From Jewish roots, synthesizing with Hellenism, we get the churches we've got in other words. They do span a wide spectrum but I don't think the perception Jews and Muslims may sincerely and reasonably have of all these Nazarenes being one big mess of crypto-polytheists do justice to the true subjective viewpoint of most of them.
And as someone who obviously enjoys speculations on these lines, I would love it if you proved me wrong with a vigorous counterexample, one that either you point to from real history or current practice, or one you dream up all by yourself!
Of course I realize that for believing people, this is playing with fire. If the God of my upbringing, the Trinity as presented by Roman Catholicism, were exactly as advertised, I am going to hell for apostasy, blasphemy, and fooling around with counterfactual mythologies to be purportedly taken seriously by some ATL people is a great compounding of these sins--indeed a clever person might lead an otherwise OK person into the gates of Hell by misleading them with a sufficiently sound alternate theology!

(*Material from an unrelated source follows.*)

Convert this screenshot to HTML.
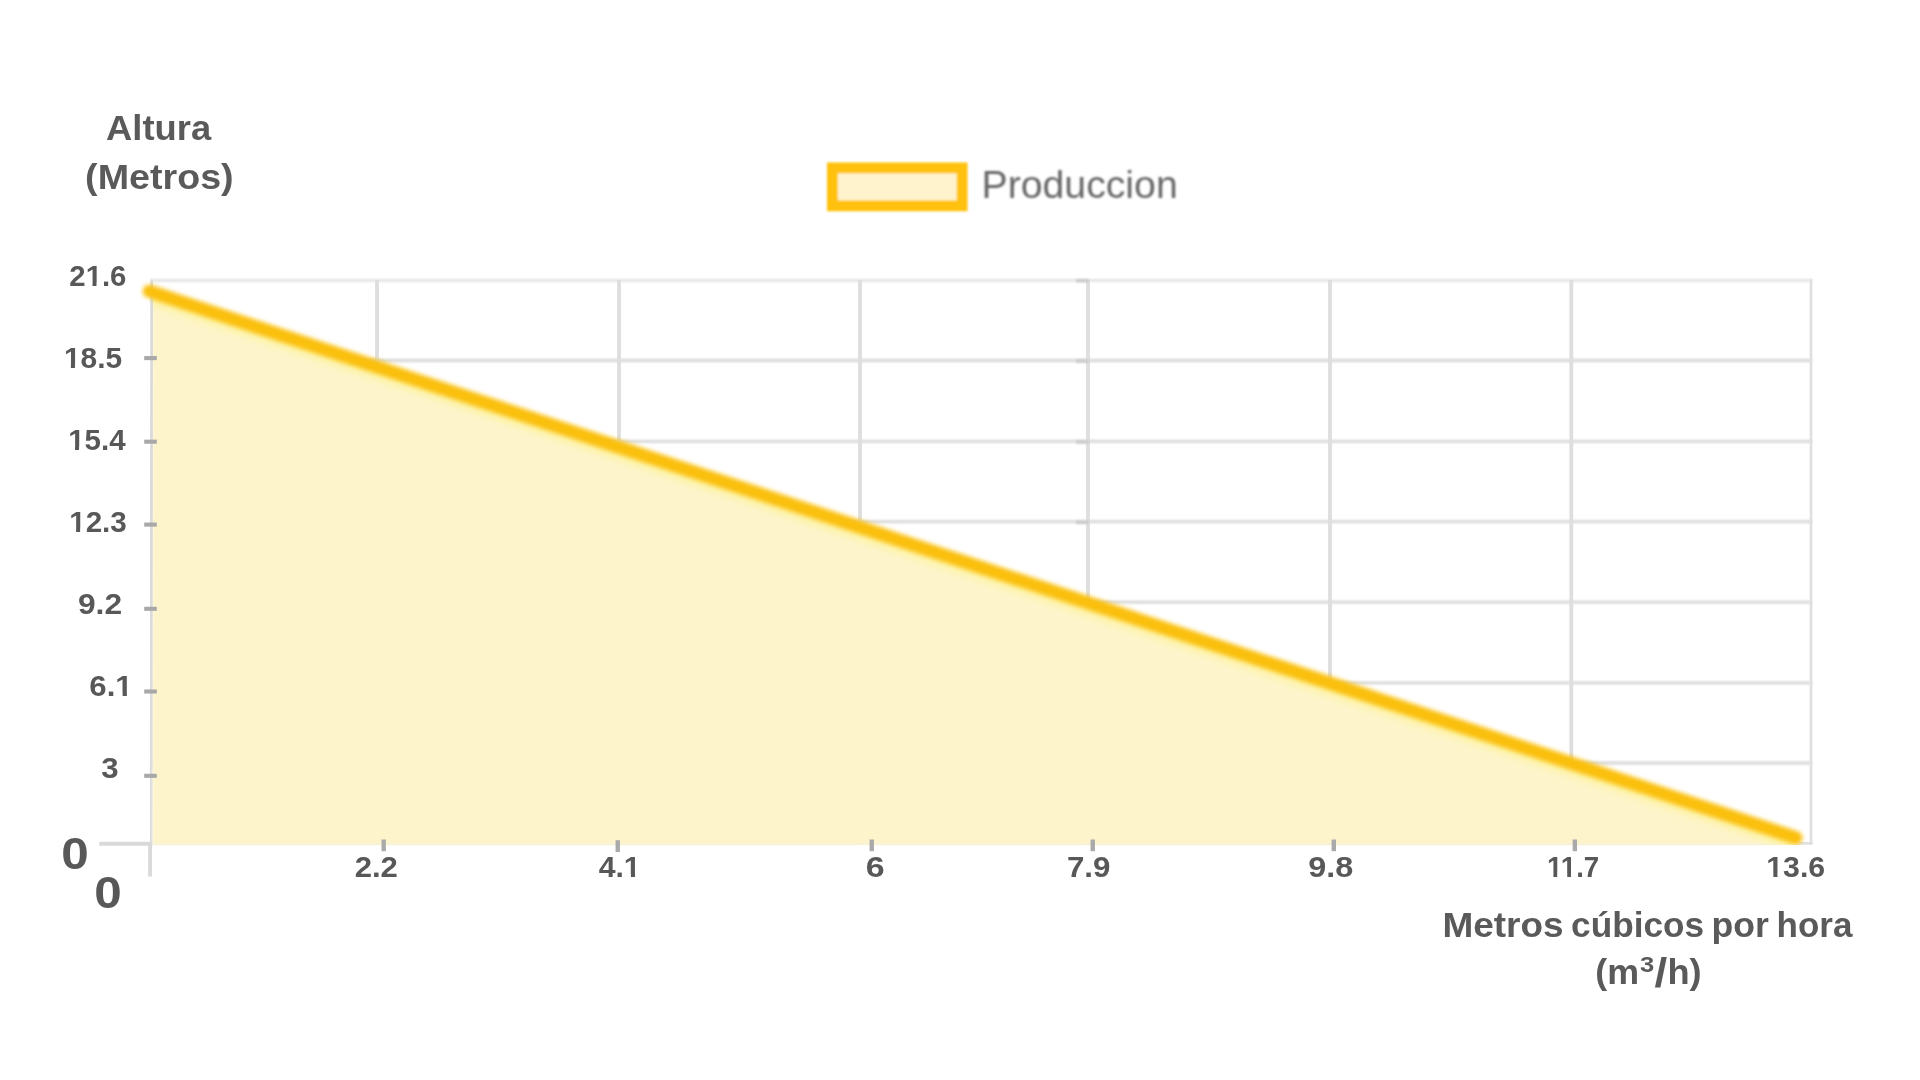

But that is the risk anyone on this thread runs of course. To the believer, any sort of confused insanity is possible, more or less depending on plausibility, but there is one truth, and from such a point of view, it could not have been otherwise than in reality because one of the faiths people hold to in real life OTL is in fact the true one, and that could not be otherwise. How much in mortal peril others are in depends on their personal relationship with the true God I suppose, that's how I understood the Catholic message in post-Vatican II days (that council was going on when I was born, so my whole Catholic consciousness is post VII). A person raised in the wrong religion might be saved because their errors are not their fault, perhaps, depending on whether their lives took them closer to the truth, whether they opened their hearts to true wisdom, and in their fallible ways accepted, perhaps without knowing it by the right names, the grace of the true God.
But for me to set up a pulpit and say "let's pretend Aphrodite was actually some kind of angel!" is definitely culpable!